WRITTEN TASK: Skip all pictures, then copy the lines from the start of the data through the line with "26.4, 26.0, 26.3]", keeping both ends.
— begin RECORDED INFORMATION —
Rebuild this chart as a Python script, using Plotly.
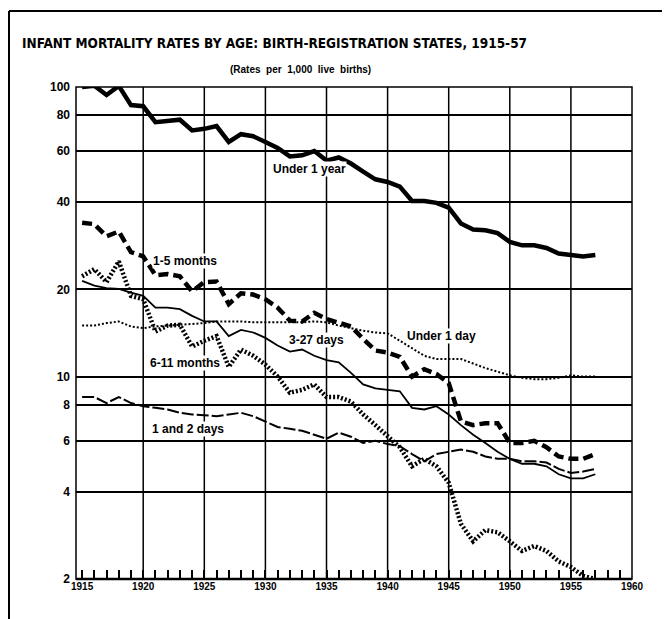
import plotly.graph_objects as go

years = list(range(1915, 1958))

under_1_year = [99.9, 101.0, 93.8, 100.9, 86.6, 85.8, 75.6, 76.2, 77.1, 70.8,
                71.7, 73.3, 64.6, 68.7, 67.6, 64.6, 61.6, 57.6, 58.1, 60.1,
                55.7, 57.1, 54.4, 51.0, 48.0, 47.0, 45.3, 40.4, 40.4, 39.8,
                38.3, 33.8, 32.2, 32.0, 31.3, 29.2, 28.4, 28.4, 27.8, 26.6,
                26.4, 26.0, 26.3]

months_1_5 = [34.0, 33.6, 30.5, 31.7, 26.9, 26.0, 22.4, 22.6, 22.2, 19.7,
              21.2, 21.3, 17.8, 19.4, 19.2, 18.5, 17.3, 15.6, 15.5, 16.6,
              15.8, 15.4, 14.9, 13.5, 12.3, 12.1, 11.7, 10.0, 10.6, 10.2,
              9.5, 7.0, 6.8, 6.9, 6.9, 5.9, 5.9, 6.0, 5.7, 5.3,
              5.2, 5.2, 5.4]

under_1_day = [15.0, 15.0, 15.3, 15.5, 14.9, 14.7, 14.9, 15.0, 15.1, 15.2,
               15.3, 15.5, 15.5, 15.5, 15.4, 15.4, 15.4, 15.4, 15.4, 15.5,
               15.4, 15.0, 14.7, 14.4, 14.2, 14.1, 13.3, 12.5, 11.8, 11.5,
               11.5, 11.5, 11.1, 10.7, 10.4, 10.1, 9.9, 9.8, 9.8, 9.9,
               10.1, 10.0, 10.0]

days_3_27 = [21.4, 20.6, 20.2, 20.1, 19.5, 19.0, 17.3, 17.3, 17.1, 16.2,
             15.5, 15.5, 13.8, 14.5, 14.2, 13.6, 12.8, 12.2, 12.4, 11.8,
             11.4, 11.2, 10.3, 9.4, 9.1, 9.0, 8.9, 7.8, 7.7, 7.9,
             7.4, 6.8, 6.3, 5.9, 5.5, 5.2, 5.0, 5.0, 4.9, 4.6,
             4.45, 4.45, 4.6]

months_6_11 = [22.2, 23.5, 21.2, 25.0, 19.0, 18.5, 14.3, 15.0, 15.1, 12.7,
               13.3, 13.8, 10.8, 12.4, 11.8, 11.0, 10.0, 8.8, 9.0, 9.4,
               8.5, 8.5, 8.2, 7.4, 6.8, 6.2, 5.7, 4.9, 5.2, 4.9,
               4.3, 3.1, 2.7, 2.95, 2.9, 2.7, 2.5, 2.6, 2.5, 2.3,
               2.2, 2.05, 2.0]

days_1_2 = [8.5, 8.5, 8.1, 8.5, 8.1, 7.9, 7.8, 7.7, 7.5, 7.4,
            7.35, 7.3, 7.4, 7.5, 7.3, 7.0, 6.7, 6.6, 6.5, 6.3,
            6.1, 6.4, 6.2, 5.9, 6.0, 5.85, 5.75, 5.4, 5.1, 5.4,
            5.5, 5.6, 5.5, 5.3, 5.2, 5.2, 5.1, 5.1, 5.05, 4.8,
            4.65, 4.7, 4.8]

y_ticks = [2, 4, 6, 8, 10, 20, 40, 60, 80, 100]
x_ticks = list(range(1915, 1961, 5))
x_grid = list(range(1920, 1960, 5))

# the page body adds an 8px margin, so the figure is drawn 8px smaller and all
# target pixel positions are shifted by -8
OFF = 8
W, H = 670 - OFF, 619 - OFF
L, R, T, B = 76 - OFF, 632 - OFF, 87 - OFF, 579 - OFF


def pp(x, y):
    x -= OFF
    y -= OFF
    return (x - L) / (R - L), (B - y) / (B - T)


fig = go.Figure()

series = [
    ("Under 1 year", under_1_year, dict(width=4.5)),
    ("1-5 months", months_1_5, dict(width=4.5, dash="10px,5px")),
    ("Under 1 day", under_1_day, dict(width=2, dash="2px,2px")),
    ("3-27 days", days_3_27, dict(width=1.8)),
    ("6-11 months", months_6_11, dict(width=4.5, dash="2px,2px")),
    ("1 and 2 days", days_1_2, dict(width=2, dash="12px,3px")),
]
for name, vals, ln in series:
    fig.add_trace(go.Scatter(x=years, y=vals, mode="lines", name=name,
                             line=dict(color="black", **ln), showlegend=False))

shapes = []
for xv in x_grid:
    shapes.append(dict(type="line", xref="x", yref="paper", x0=xv, x1=xv,
                       y0=0, y1=1, line=dict(color="black", width=1.5), layer="below"))
shapes.append(dict(type="rect", xref="paper", yref="paper", x0=0, x1=1, y0=0, y1=1,
                   line=dict(color="black", width=1.5)))
shapes.append(dict(type="line", xref="paper", yref="paper", x0=0, x1=1, y0=0, y1=0,
                   line=dict(color="black", width=2.5)))
# outer frame (top and left edges)
x0, y0 = pp(9, 11)
x1, y1 = pp(680, 640)
shapes.append(dict(type="line", xref="paper", yref="paper", x0=x0, x1=x1, y0=y0, y1=y0,
                   line=dict(color="black", width=2)))
shapes.append(dict(type="line", xref="paper", yref="paper", x0=x0, x1=x0, y0=y0, y1=y1,
                   line=dict(color="black", width=2)))

annotations = []
lab_font = dict(family="Liberation Sans, Arial, sans-serif", size=12, color="black")
labels = [
    ("Under 1 year", 309, 169),
    ("1-5 months", 185, 261),
    ("3-27 days", 316, 340),
    ("Under 1 day", 441, 336),
    ("6-11 months", 185, 363),
    ("1 and 2 days", 188, 429),
]
for text, px, py in labels:
    ax, ay = pp(px, py)
    annotations.append(dict(text="<b>" + text + "</b>", x=ax, y=ay, xref="paper", yref="paper",
                            showarrow=False, font=lab_font, xanchor="center", yanchor="middle",
                            bgcolor="white", borderpad=0))

tx, ty = pp(20, 43)
annotations.append(dict(text="<b>INFANT MORTALITY RATES BY AGE: BIRTH-REGISTRATION STATES, 1915-57</b>",
                        x=tx, y=ty, xref="paper", yref="paper", showarrow=False,
                        xanchor="left", yanchor="middle",
                        font=dict(family="DejaVu Sans Condensed, Liberation Sans, sans-serif",
                                  size=13.5, color="black")))
sx, sy = pp(300, 70)
annotations.append(dict(text="<b>(Rates  per  1,000  live  births)</b>",
                        x=sx, y=sy, xref="paper", yref="paper", showarrow=False,
                        xanchor="center", yanchor="middle",
                        font=dict(family="Liberation Sans, Arial, sans-serif", size=10, color="black")))

fig.update_layout(
    width=W, height=H,
    margin=dict(l=L, r=W - R, t=T, b=H - B),
    paper_bgcolor="white", plot_bgcolor="white",
    shapes=shapes, annotations=annotations,
    xaxis=dict(range=[1914.5, 1960], tickvals=x_ticks,
               ticktext=["<b>%d</b>" % v for v in x_ticks],
               showgrid=False, zeroline=False, showline=False,
               ticks="inside", ticklen=9, tickwidth=1.5, tickcolor="black",
               minor=dict(dtick=1, tick0=1915, ticks="inside", ticklen=9, tickwidth=1.5,
                          tickcolor="black", showgrid=False),
               tickfont=dict(family="Liberation Sans, Arial, sans-serif", size=10, color="black"),
               ticklabelstandoff=0, automargin=False),
    yaxis=dict(type="log", range=[0.30103, 2], tickvals=y_ticks,
               ticktext=["<b>%d</b>" % v for v in y_ticks],
               showgrid=True, gridcolor="black", gridwidth=1.5,
               zeroline=False, showline=False, ticks="", ticklabelstandoff=5,
               tickfont=dict(family="Liberation Sans, Arial, sans-serif", size=12, color="black"),
               automargin=False),
)

fig.write_html("out.html")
— end RECORDED INFORMATION —
EXERCISE RESPONSE:
Rebuild this chart as a Python script, using Plotly.
import plotly.graph_objects as go

years = list(range(1915, 1958))

under_1_year = [99.9, 101.0, 93.8, 100.9, 86.6, 85.8, 75.6, 76.2, 77.1, 70.8,
                71.7, 73.3, 64.6, 68.7, 67.6, 64.6, 61.6, 57.6, 58.1, 60.1,
                55.7, 57.1, 54.4, 51.0, 48.0, 47.0, 45.3, 40.4, 40.4, 39.8,
                38.3, 33.8, 32.2, 32.0, 31.3, 29.2, 28.4, 28.4, 27.8, 26.6,
                26.4, 26.0, 26.3]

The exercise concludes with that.